* THE EXERCISE
Without including any pictures, copy each entry below exactly.

* Source code of charts
---+---

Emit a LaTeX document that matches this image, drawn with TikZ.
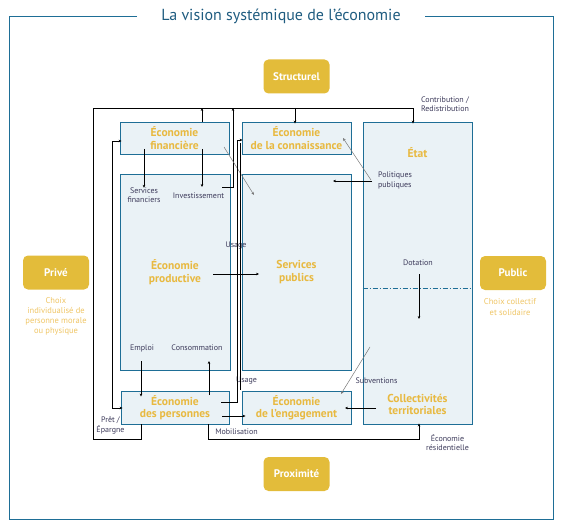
\documentclass[tikz,border=0pt]{standalone}
\usepackage{fontspec}
\setmainfont{PT Sans}
\usetikzlibrary{arrows.meta,calc}
\definecolor{frameblue}{RGB}{30,110,150}
\definecolor{boxfill}{RGB}{234,242,246}
\definecolor{goldbox}{RGB}{227,188,58}
\definecolor{goldtext}{RGB}{232,185,64}
\definecolor{lightgold}{RGB}{239,197,101}
\definecolor{darktext}{RGB}{60,58,90}
\definecolor{titleblue}{RGB}{31,92,128}
\definecolor{grayline}{RGB}{120,120,120}
\begin{document}
\begin{tikzpicture}[x=1pt,y=-1pt,
  ecobox/.style={draw=frameblue, fill=boxfill, line width=0.9pt, inner sep=0pt, align=center,
    text=goldtext, font=\bfseries\fontsize{11.5}{12.5}\selectfont},
  goldlbl/.style={text=goldtext, align=center, inner sep=0pt, font=\bfseries\fontsize{11.5}{12.5}\selectfont},
  tagbox/.style={fill=goldbox, rounded corners=5pt, text=white, inner sep=0pt,
    font=\bfseries\fontsize{11}{12}\selectfont, minimum width=66pt, minimum height=34pt},
  smalllbl/.style={text=darktext, font=\fontsize{8}{9.2}\selectfont, align=center, inner sep=0pt},
  goldsmall/.style={text=lightgold, font=\fontsize{8.5}{10.2}\selectfont, align=center, inner sep=0pt},
  ln/.style={line width=0.8pt, draw=black},
  arr/.style={ln, -{Stealth[length=3pt,width=2.6pt]}},
  arrs/.style={ln, {Stealth[length=3pt,width=2.6pt]}-{Stealth[length=3pt,width=2.6pt]}},
  garr/.style={line width=0.5pt, draw=grayline, -{Stealth[length=3pt,width=2.6pt]}},
  frameline/.style={draw=frameblue, line width=1pt}
]
\useasboundingbox (0,0) rectangle (561,529);

% outer frame and title
\draw[frameline] (137,17) -- (9,17) -- (9,519) -- (553,519) -- (553,17) -- (425,17);
\node[text=titleblue, font=\fontsize{16}{18}\selectfont, inner sep=0pt] (title) at (281,16) {La vision systémique de l’économie};

% tag boxes
\node[tagbox] (struct) at (296.5,76.5) {Structurel};
\node[tagbox] (prox) at (296.5,474) {Proximité};
\node[tagbox] (prive) at (56,272.5) {Privé};
\node[tagbox] (public) at (513,273) {Public};
\node[goldsmall] (prived) at (56,316.5) {Choix\\individualisé de\\personne morale\\ou physique};
\node[goldsmall] (publicd) at (510,307) {Choix collectif\\et solidaire};

% main boxes
\node[ecobox, minimum width=109pt, minimum height=32pt] (fin) at (174.5,138) {Économie\\financière};
\node[ecobox, minimum width=109pt, minimum height=32pt] (con) at (296.5,138) {Économie\\de la connaissance};
\node[ecobox, minimum width=109pt, minimum height=302pt] (etat) at (417.5,273) {};
\node[ecobox, minimum width=110pt, minimum height=196pt] (prod) at (175,272) {Économie\\productive};
\node[ecobox, minimum width=109pt, minimum height=196pt] (serv) at (296.5,272) {Services\\publics};
\node[ecobox, minimum width=108pt, minimum height=33pt] (pers) at (175,407.5) {Économie\\des personnes};
\node[ecobox, minimum width=109pt, minimum height=33pt] (eng) at (296.5,407.5) {Économie\\de l’engagement};
\node[goldlbl] (etatl) at (417.5,153) {État};
\node[goldlbl] (coll) at (417.5,404.5) {Collectivités\\territoriales};
\draw[draw=frameblue, line width=0.9pt, dash pattern=on 5pt off 2pt on 1pt off 2pt] (etat.west |- 0,288) -- (etat.east |- 0,288);

% small labels
\node[smalllbl] (sfin) at (144,195.5) {Services\\financiers};
\node[smalllbl] (inv) at (198.5,196) {Investissement};
\node[smalllbl] (usage1) at (236,246) {Usage};
\node[smalllbl] (emploi) at (142,348) {Emploi};
\node[smalllbl] (conso) at (197,348) {Consommation};
\node[smalllbl] (usage2) at (246.5,381) {Usage};
\node[smalllbl] (pret) at (110.5,425.5) {Prêt /\\Épargne};
\node[smalllbl] (mobil) at (236.5,432) {Mobilisation};
\node[smalllbl] (subv) at (376.5,381) {Subventions};
\node[smalllbl] (resid) at (447.5,442.5) {Économie\\résidentielle};
\node[smalllbl] (contrib) at (445,104.5) {Contribution /\\Redistribution};
\node[smalllbl, align=left] (polit) at (395,180.5) {Politiques\\publiques};
\node[smalllbl] (dot) at (418,263) {Dotation};

% coordinates of bends
\coordinate (tl) at (93,108);
\coordinate (tr) at (413,108);
\coordinate (tc) at (295,108);
\coordinate (tf) at (202,108);
\coordinate (ti) at (233,108);
\coordinate (bl) at (93,439);
\coordinate (pe) at (141,439);
\coordinate (mb) at (208,439);
\coordinate (mr) at (419,439);

% top loop: personnes -> contribution -> connaissance / Etat
\draw[arr] (pers.south -| pe) -- (pe) -- (bl) -- (tl) -- (tr) -- ($(etat.north -| tr)+(0,2)$);
\draw[arr] (tc) -- ($(con.north -| tc)+(0,2)$);
\draw[arr] (fin.north -| tf) -- (tf);
\draw[arr] (222,187) -- (233,187) -- (ti);

% financiere <-> personnes
\draw[arrs] ($(fin.west |- 0,141)+(2,0)$) -- (112,141) -- (112,408) -- ($(pers.west |- 0,408)+(2,0)$);

% financiere -> services financiers, investissement
\draw[arr] (144,149) -- (sfin.north);
\draw[arr] (202,149) -- (202,187);
\draw[garr] (224,147) -- (254,195);

% connaissance usage lines
\draw[arr] (221,402) -- (237.5,402) -- (237.5,140) -- ($(con.west |- 0,140)+(1,0)$);
\draw[ln] (240,143) -- (240,390);

% productive -> services publics
\draw[arr] (213,274) -- (259,274);

% politiques publiques
\draw[arr] (372,181) -- (333,181);
\draw[garr] (371,180) -- (343,138);

% emploi, consommation
\draw[arr] (141,361) -- ($(pers.north -| 141,0)+(0,6)$);
\draw[arr] (209,395) -- (209,361);

% personnes -> engagement
\draw[arr] (222,416) -- ($(eng.west |- 0,416)+(4,0)$);

% mobilisation
\draw[arr] (pers.south -| mb) -- (mb) -- (mr) -- ($(etat.south -| mr)+(0,-1)$);

% subventions, collectivites -> engagement
\draw[garr] (370,347) -- (341,394);
\draw[arr] (376,408) -- (345,408);

% dotation
\draw[arr] (419,274) -- (419,319);
\end{tikzpicture}
\end{document}
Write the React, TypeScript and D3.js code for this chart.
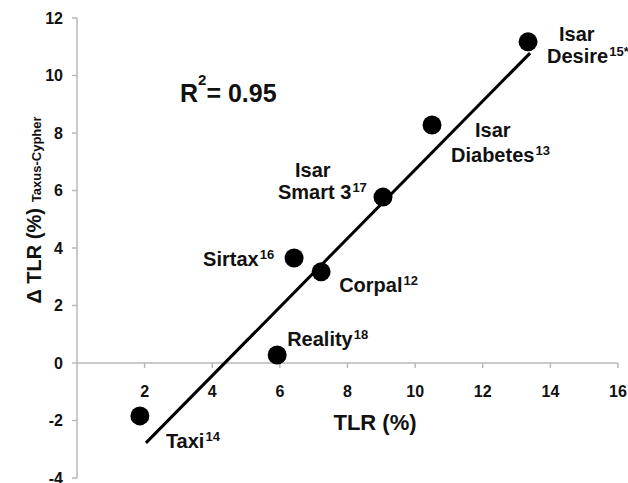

---+---

* RESPONSE
Emit a LaTeX document that matches this image, drawn with TikZ.
\documentclass[tikz,border=0pt]{standalone}
\usepackage{fontspec}
\setmainfont{PT Sans}
\usetikzlibrary{arrows.meta,calc}
\definecolor{frameblue}{RGB}{30,110,150}
\definecolor{boxfill}{RGB}{234,242,246}
\definecolor{goldbox}{RGB}{227,188,58}
\definecolor{goldtext}{RGB}{232,185,64}
\definecolor{lightgold}{RGB}{239,197,101}
\definecolor{darktext}{RGB}{60,58,90}
\definecolor{titleblue}{RGB}{31,92,128}
\definecolor{grayline}{RGB}{120,120,120}
\begin{document}
\begin{tikzpicture}[x=1pt,y=-1pt,
  ecobox/.style={draw=frameblue, fill=boxfill, line width=0.9pt, inner sep=0pt, align=center,
    text=goldtext, font=\bfseries\fontsize{11.5}{12.5}\selectfont},
  goldlbl/.style={text=goldtext, align=center, inner sep=0pt, font=\bfseries\fontsize{11.5}{12.5}\selectfont},
  tagbox/.style={fill=goldbox, rounded corners=5pt, text=white, inner sep=0pt,
    font=\bfseries\fontsize{11}{12}\selectfont, minimum width=66pt, minimum height=34pt},
  smalllbl/.style={text=darktext, font=\fontsize{8}{9.2}\selectfont, align=center, inner sep=0pt},
  goldsmall/.style={text=lightgold, font=\fontsize{8.5}{10.2}\selectfont, align=center, inner sep=0pt},
  ln/.style={line width=0.8pt, draw=black},
  arr/.style={ln, -{Stealth[length=3pt,width=2.6pt]}},
  arrs/.style={ln, {Stealth[length=3pt,width=2.6pt]}-{Stealth[length=3pt,width=2.6pt]}},
  garr/.style={line width=0.5pt, draw=grayline, -{Stealth[length=3pt,width=2.6pt]}},
  frameline/.style={draw=frameblue, line width=1pt}
]
\useasboundingbox (0,0) rectangle (561,529);

% outer frame and title
\draw[frameline] (137,17) -- (9,17) -- (9,519) -- (553,519) -- (553,17) -- (425,17);
\node[text=titleblue, font=\fontsize{16}{18}\selectfont, inner sep=0pt] (title) at (281,16) {La vision systémique de l’économie};

% tag boxes
\node[tagbox] (struct) at (296.5,76.5) {Structurel};
\node[tagbox] (prox) at (296.5,474) {Proximité};
\node[tagbox] (prive) at (56,272.5) {Privé};
\node[tagbox] (public) at (513,273) {Public};
\node[goldsmall] (prived) at (56,316.5) {Choix\\individualisé de\\personne morale\\ou physique};
\node[goldsmall] (publicd) at (510,307) {Choix collectif\\et solidaire};

% main boxes
\node[ecobox, minimum width=109pt, minimum height=32pt] (fin) at (174.5,138) {Économie\\financière};
\node[ecobox, minimum width=109pt, minimum height=32pt] (con) at (296.5,138) {Économie\\de la connaissance};
\node[ecobox, minimum width=109pt, minimum height=302pt] (etat) at (417.5,273) {};
\node[ecobox, minimum width=110pt, minimum height=196pt] (prod) at (175,272) {Économie\\productive};
\node[ecobox, minimum width=109pt, minimum height=196pt] (serv) at (296.5,272) {Services\\publics};
\node[ecobox, minimum width=108pt, minimum height=33pt] (pers) at (175,407.5) {Économie\\des personnes};
\node[ecobox, minimum width=109pt, minimum height=33pt] (eng) at (296.5,407.5) {Économie\\de l’engagement};
\node[goldlbl] (etatl) at (417.5,153) {État};
\node[goldlbl] (coll) at (417.5,404.5) {Collectivités\\territoriales};
\draw[draw=frameblue, line width=0.9pt, dash pattern=on 5pt off 2pt on 1pt off 2pt] (etat.west |- 0,288) -- (etat.east |- 0,288);

% small labels
\node[smalllbl] (sfin) at (144,195.5) {Services\\financiers};
\node[smalllbl] (inv) at (198.5,196) {Investissement};
\node[smalllbl] (usage1) at (236,246) {Usage};
\node[smalllbl] (emploi) at (142,348) {Emploi};
\node[smalllbl] (conso) at (197,348) {Consommation};
\node[smalllbl] (usage2) at (246.5,381) {Usage};
\node[smalllbl] (pret) at (110.5,425.5) {Prêt /\\Épargne};
\node[smalllbl] (mobil) at (236.5,432) {Mobilisation};
\node[smalllbl] (subv) at (376.5,381) {Subventions};
\node[smalllbl] (resid) at (447.5,442.5) {Économie\\résidentielle};
\node[smalllbl] (contrib) at (445,104.5) {Contribution /\\Redistribution};
\node[smalllbl, align=left] (polit) at (395,180.5) {Politiques\\publiques};
\node[smalllbl] (dot) at (418,263) {Dotation};

% coordinates of bends
\coordinate (tl) at (93,108);
\coordinate (tr) at (413,108);
\coordinate (tc) at (295,108);
\coordinate (tf) at (202,108);
\coordinate (ti) at (233,108);
\coordinate (bl) at (93,439);
\coordinate (pe) at (141,439);
\coordinate (mb) at (208,439);
\coordinate (mr) at (419,439);

% top loop: personnes -> contribution -> connaissance / Etat
\draw[arr] (pers.south -| pe) -- (pe) -- (bl) -- (tl) -- (tr) -- ($(etat.north -| tr)+(0,2)$);
\draw[arr] (tc) -- ($(con.north -| tc)+(0,2)$);
\draw[arr] (fin.north -| tf) -- (tf);
\draw[arr] (222,187) -- (233,187) -- (ti);

% financiere <-> personnes
\draw[arrs] ($(fin.west |- 0,141)+(2,0)$) -- (112,141) -- (112,408) -- ($(pers.west |- 0,408)+(2,0)$);

% financiere -> services financiers, investissement
\draw[arr] (144,149) -- (sfin.north);
\draw[arr] (202,149) -- (202,187);
\draw[garr] (224,147) -- (254,195);

% connaissance usage lines
\draw[arr] (221,402) -- (237.5,402) -- (237.5,140) -- ($(con.west |- 0,140)+(1,0)$);
\draw[ln] (240,143) -- (240,390);

% productive -> services publics
\draw[arr] (213,274) -- (259,274);

% politiques publiques
\draw[arr] (372,181) -- (333,181);
\draw[garr] (371,180) -- (343,138);

% emploi, consommation
\draw[arr] (141,361) -- ($(pers.north -| 141,0)+(0,6)$);
\draw[arr] (209,395) -- (209,361);

% personnes -> engagement
\draw[arr] (222,416) -- ($(eng.west |- 0,416)+(4,0)$);

% mobilisation
\draw[arr] (pers.south -| mb) -- (mb) -- (mr) -- ($(etat.south -| mr)+(0,-1)$);

% subventions, collectivites -> engagement
\draw[garr] (370,347) -- (341,394);
\draw[arr] (376,408) -- (345,408);

% dotation
\draw[arr] (419,274) -- (419,319);
\end{tikzpicture}
\end{document}
Write the React, TypeScript and D3.js code for this chart.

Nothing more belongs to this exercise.